The Food and Agriculture Organization (FAO) mentioned on May 6, 2021, that its Food Price Index in April 2021 rose 30.8% higher as compared to its level in the same month last year. India is among the world’s leading producers of many commodities such as dairy, cereals, spices, fruits and vegetables, rice, wheat, cotton, etc. India’s exports of agriculture and allied commodities for 2020-21 (April-February) was up by 18.35% at Rs. 2,69,241.41 crores as compared to the same period last year were Rs. 2,27,493.43 crores. The recent rally in global commodity prices and the prices of commodities in India being fairly low in comparison, led to a boost in farm exports, giving rise to many businesses in the Agri sector.
There are enormous opportunities in the agricultural sector and Agri financing has the potential to transform the agricultural sector in a massive way. By targeting the excluded segments of the farming community with the help of modern technological advances can pave the way towards making Agri financing more far-reaching. The widespread access to affordable smart mobile phones has already led to a shift in the way farmers have access to price information, buyers, sellers, markets, etc. This has given rise to many Agri Fintech, professional tech-enabled Agri services companies, etc.

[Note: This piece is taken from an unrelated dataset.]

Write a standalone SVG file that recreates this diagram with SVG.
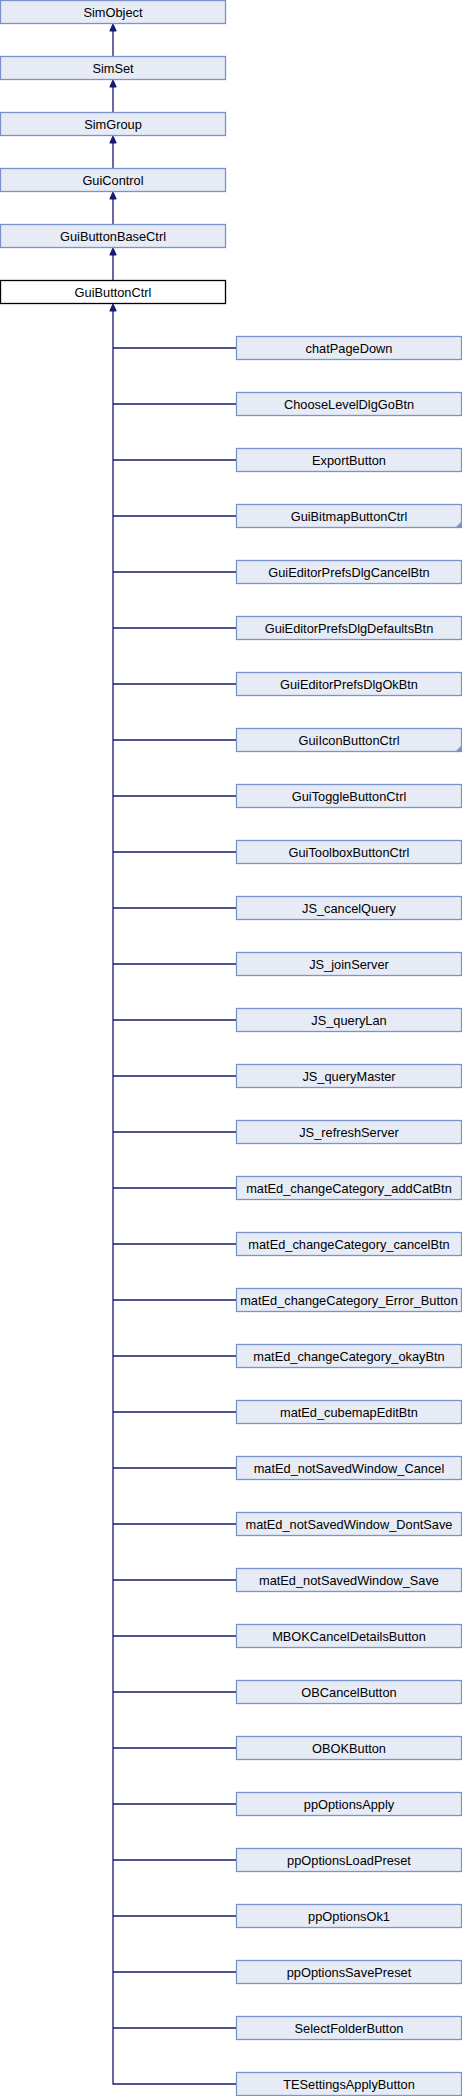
<svg xmlns="http://www.w3.org/2000/svg" width="462" height="2096" viewBox="0 0 462 2096">
<style>
.n rect{fill:#E7EBF5;stroke:#7B93CC;stroke-width:1.3}
.cur rect{fill:#FFFFFF;stroke:#000000;stroke-width:1.3}
text{font-family:"Liberation Sans",Arial,sans-serif;font-size:12.8px;fill:#000;text-anchor:middle}
.e{stroke:#191970;stroke-width:1.3;fill:none}
.tri{fill:#7B93CC}
</style>
<defs>
<path id="ah" d="M0,0 L-3.2,7 L3.2,7 Z" fill="#191970" stroke="#191970" stroke-width="1"/>
</defs>
<g id="edges">
<path class="e" d="M113,30 V56"/><use href="#ah" x="113" y="24"/>
<path class="e" d="M113,86 V112"/><use href="#ah" x="113" y="80"/>
<path class="e" d="M113,142 V168"/><use href="#ah" x="113" y="136"/>
<path class="e" d="M113,198 V224"/><use href="#ah" x="113" y="192"/>
<path class="e" d="M113,254 V280"/><use href="#ah" x="113" y="248"/>
<path class="e" d="M113,310 V2084 H236"/><use href="#ah" x="113" y="304"/>
<path class="e" d="M113,348 H236 M113,404 H236 M113,460 H236 M113,516 H236 M113,572 H236 M113,628 H236 M113,684 H236 M113,740 H236 M113,796 H236 M113,852 H236 M113,908 H236 M113,964 H236 M113,1020 H236 M113,1076 H236 M113,1132 H236 M113,1188 H236 M113,1244 H236 M113,1300 H236 M113,1356 H236 M113,1412 H236 M113,1468 H236 M113,1524 H236 M113,1580 H236 M113,1636 H236 M113,1692 H236 M113,1748 H236 M113,1804 H236 M113,1860 H236 M113,1916 H236 M113,1972 H236 M113,2028 H236"/>
</g>
<g id="SimObject" class="n"><rect x="0.5" y="0.5" width="225" height="23"/><text x="113" y="16.5">SimObject</text></g>
<g id="SimSet" class="n"><rect x="0.5" y="56.5" width="225" height="23"/><text x="113" y="72.5">SimSet</text></g>
<g id="SimGroup" class="n"><rect x="0.5" y="112.5" width="225" height="23"/><text x="113" y="128.5">SimGroup</text></g>
<g id="GuiControl" class="n"><rect x="0.5" y="168.5" width="225" height="23"/><text x="113" y="184.5">GuiControl</text></g>
<g id="GuiButtonBaseCtrl" class="n"><rect x="0.5" y="224.5" width="225" height="23"/><text x="113" y="240.5">GuiButtonBaseCtrl</text></g>
<g id="GuiButtonCtrl" class="cur"><rect x="0.5" y="280.5" width="225" height="23"/><text x="113" y="296.5">GuiButtonCtrl</text></g>
<g id="chatPageDown" class="n"><rect x="236.5" y="336.5" width="225" height="23"/><text x="349" y="352.5">chatPageDown</text></g>
<g id="ChooseLevelDlgGoBtn" class="n"><rect x="236.5" y="392.5" width="225" height="23"/><text x="349" y="408.5">ChooseLevelDlgGoBtn</text></g>
<g id="ExportButton" class="n"><rect x="236.5" y="448.5" width="225" height="23"/><text x="349" y="464.5">ExportButton</text></g>
<g id="GuiBitmapButtonCtrl" class="n"><rect x="236.5" y="504.5" width="225" height="23"/><text x="349" y="520.5">GuiBitmapButtonCtrl</text><path class="tri" d="M461,522 V527 H456 Z"/></g>
<g id="GuiEditorPrefsDlgCancelBtn" class="n"><rect x="236.5" y="560.5" width="225" height="23"/><text x="349" y="576.5">GuiEditorPrefsDlgCancelBtn</text></g>
<g id="GuiEditorPrefsDlgDefaultsBtn" class="n"><rect x="236.5" y="616.5" width="225" height="23"/><text x="349" y="632.5">GuiEditorPrefsDlgDefaultsBtn</text></g>
<g id="GuiEditorPrefsDlgOkBtn" class="n"><rect x="236.5" y="672.5" width="225" height="23"/><text x="349" y="688.5">GuiEditorPrefsDlgOkBtn</text></g>
<g id="GuiIconButtonCtrl" class="n"><rect x="236.5" y="728.5" width="225" height="23"/><text x="349" y="744.5">GuiIconButtonCtrl</text><path class="tri" d="M461,746 V751 H456 Z"/></g>
<g id="GuiToggleButtonCtrl" class="n"><rect x="236.5" y="784.5" width="225" height="23"/><text x="349" y="800.5">GuiToggleButtonCtrl</text></g>
<g id="GuiToolboxButtonCtrl" class="n"><rect x="236.5" y="840.5" width="225" height="23"/><text x="349" y="856.5">GuiToolboxButtonCtrl</text></g>
<g id="JS_cancelQuery" class="n"><rect x="236.5" y="896.5" width="225" height="23"/><text x="349" y="912.5">JS_cancelQuery</text></g>
<g id="JS_joinServer" class="n"><rect x="236.5" y="952.5" width="225" height="23"/><text x="349" y="968.5">JS_joinServer</text></g>
<g id="JS_queryLan" class="n"><rect x="236.5" y="1008.5" width="225" height="23"/><text x="349" y="1024.5">JS_queryLan</text></g>
<g id="JS_queryMaster" class="n"><rect x="236.5" y="1064.5" width="225" height="23"/><text x="349" y="1080.5">JS_queryMaster</text></g>
<g id="JS_refreshServer" class="n"><rect x="236.5" y="1120.5" width="225" height="23"/><text x="349" y="1136.5">JS_refreshServer</text></g>
<g id="matEd_changeCategory_addCatBtn" class="n"><rect x="236.5" y="1176.5" width="225" height="23"/><text x="349" y="1192.5">matEd_changeCategory_addCatBtn</text></g>
<g id="matEd_changeCategory_cancelBtn" class="n"><rect x="236.5" y="1232.5" width="225" height="23"/><text x="349" y="1248.5">matEd_changeCategory_cancelBtn</text></g>
<g id="matEd_changeCategory_Error_Button" class="n"><rect x="236.5" y="1288.5" width="225" height="23"/><text x="349" y="1304.5">matEd_changeCategory_Error_Button</text></g>
<g id="matEd_changeCategory_okayBtn" class="n"><rect x="236.5" y="1344.5" width="225" height="23"/><text x="349" y="1360.5">matEd_changeCategory_okayBtn</text></g>
<g id="matEd_cubemapEditBtn" class="n"><rect x="236.5" y="1400.5" width="225" height="23"/><text x="349" y="1416.5">matEd_cubemapEditBtn</text></g>
<g id="matEd_notSavedWindow_Cancel" class="n"><rect x="236.5" y="1456.5" width="225" height="23"/><text x="349" y="1472.5">matEd_notSavedWindow_Cancel</text></g>
<g id="matEd_notSavedWindow_DontSave" class="n"><rect x="236.5" y="1512.5" width="225" height="23"/><text x="349" y="1528.5">matEd_notSavedWindow_DontSave</text></g>
<g id="matEd_notSavedWindow_Save" class="n"><rect x="236.5" y="1568.5" width="225" height="23"/><text x="349" y="1584.5">matEd_notSavedWindow_Save</text></g>
<g id="MBOKCancelDetailsButton" class="n"><rect x="236.5" y="1624.5" width="225" height="23"/><text x="349" y="1640.5">MBOKCancelDetailsButton</text></g>
<g id="OBCancelButton" class="n"><rect x="236.5" y="1680.5" width="225" height="23"/><text x="349" y="1696.5">OBCancelButton</text></g>
<g id="OBOKButton" class="n"><rect x="236.5" y="1736.5" width="225" height="23"/><text x="349" y="1752.5">OBOKButton</text></g>
<g id="ppOptionsApply" class="n"><rect x="236.5" y="1792.5" width="225" height="23"/><text x="349" y="1808.5">ppOptionsApply</text></g>
<g id="ppOptionsLoadPreset" class="n"><rect x="236.5" y="1848.5" width="225" height="23"/><text x="349" y="1864.5">ppOptionsLoadPreset</text></g>
<g id="ppOptionsOk1" class="n"><rect x="236.5" y="1904.5" width="225" height="23"/><text x="349" y="1920.5">ppOptionsOk1</text></g>
<g id="ppOptionsSavePreset" class="n"><rect x="236.5" y="1960.5" width="225" height="23"/><text x="349" y="1976.5">ppOptionsSavePreset</text></g>
<g id="SelectFolderButton" class="n"><rect x="236.5" y="2016.5" width="225" height="23"/><text x="349" y="2032.5">SelectFolderButton</text></g>
<g id="TESettingsApplyButton" class="n"><rect x="236.5" y="2072.5" width="225" height="23"/><text x="349" y="2088.5">TESettingsApplyButton</text></g>
</svg>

In order to reduce the turnaround time, facilitate spontaneous and automated decision making, aid in the optimization of resources and processes, and ensure accessibility of credit to farmers at rates custom-made to their socio-economic profile can be possible only if technological innovations across value chains are adopted. This would give NBFCs an advantage over institutional banking systems and drive maximum possible growth. The success of Agri NBFCs largely depends on their ability to make the best use of technology, human capital and strategic partnerships. A combination of NBFCs having a large customer base and FinTech companies having the right technological support; together, can form a mutually beneficial relationship to increase the processes of helping farmers secure credit.